The level is stored by appending a digit to the single-character compressor identifier in the application header (for example B becomes B9); view it with xdelta3 printhdr. Detection only narrows the level, not other version- or program-specific differences, so byte-identical recompression is reliable for bzip2 and best-effort for gzip/xz.
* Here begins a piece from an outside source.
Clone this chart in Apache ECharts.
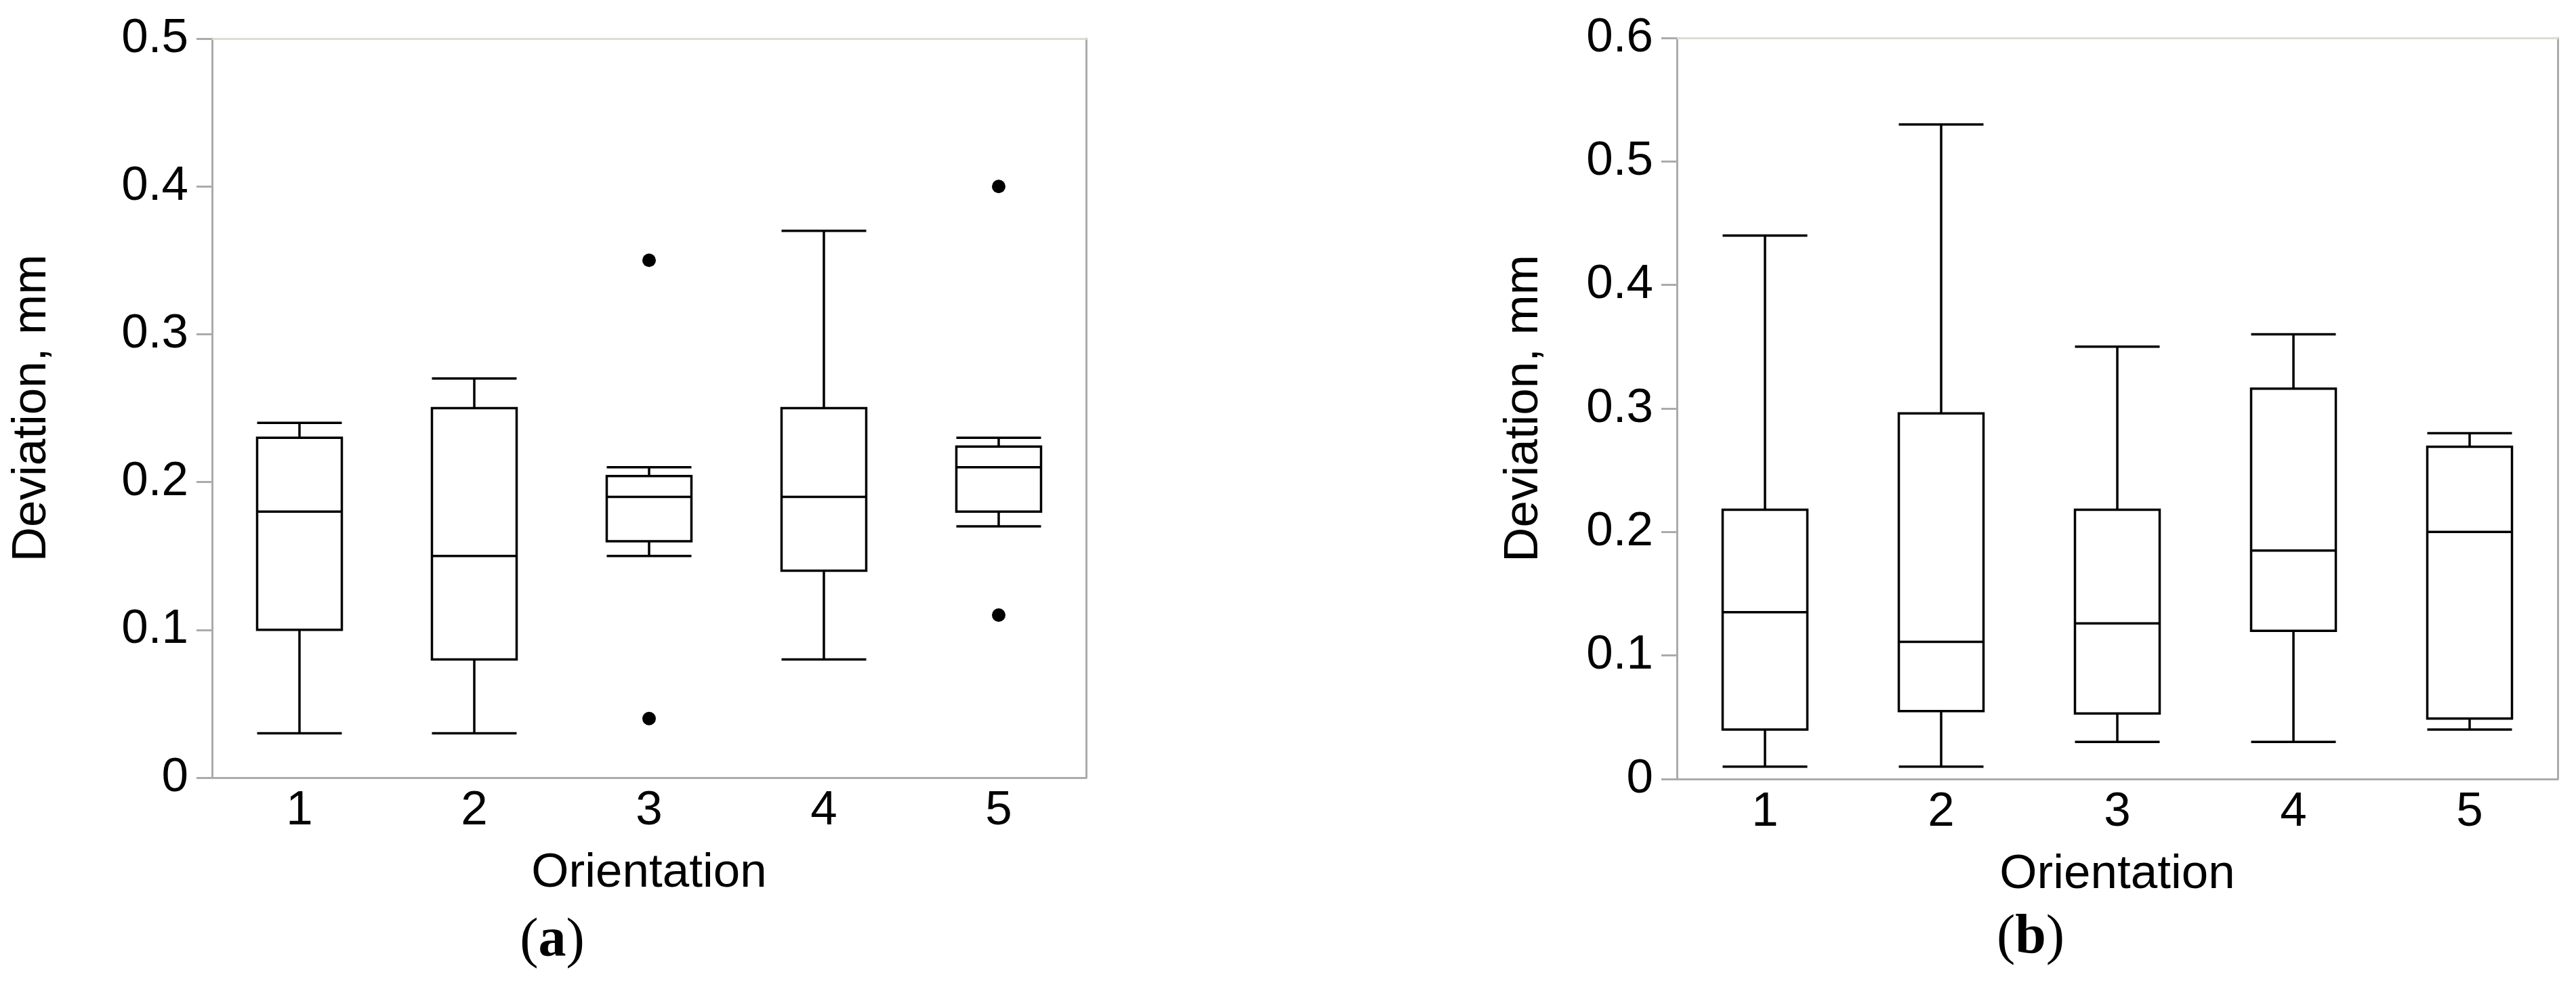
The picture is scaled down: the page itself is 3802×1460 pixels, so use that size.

External recompression of the output can be disabled entirely with -R. If you know the settings needed to reproduce the exact output (for example gzip -9), you can also set the corresponding environment variable to control the external command (for example export GZIP=-9).

Compatibility: -G

Recording the level changes the application-header compressor field (BB9). Older xdelta3 versions match the compressor identifier exactly and do not recognize the trailing level digit, so they decline to recompress such a delta's output (it is left decompressed, with a warning). Decoding the patch data itself is unaffected. Pass -G at encode time to emit a legacy application header (the bare identifier, no level) that older versions can still recompress. Deltas produced by older versions decode unchanged.

gzip release-1.tar
gzip release-2.tar
xdelta3 -e -s release-1.tar.gz release-2.tar.gz delta-1-2.xd3
xdelta3 -d -s release-1.tar.gz delta-1-2.xd3 release-2.tar.gz

Because of these pitfalls, xdelta3 prints a warning when it auto-decompresses:

xdelta3: WARNING: the encoder is automatically decompressing the input file;
xdelta3: WARNING: the decoder will automatically recompress the output file;
xdelta3: WARNING: this may result in different compressed data and checksums
xdelta3: WARNING: despite being identical data; if this is an issue, use -D
xdelta3: WARNING: to avoid decompression and/or use -R to avoid recompression
xdelta3: WARNING: and/or manually decompress the input file; if you know the
xdelta3: WARNING: compression settings that will produce identical output
xdelta3: WARNING: you may set those flags using the environment (e.g., GZIP=-9)

Interaction with armor mode

Armor mode digests cover the logical (decompressed) content xdelta3 processes, not the raw on-disk bytes, so whole-file verification composes correctly with external decompression of inputs and recompression of output.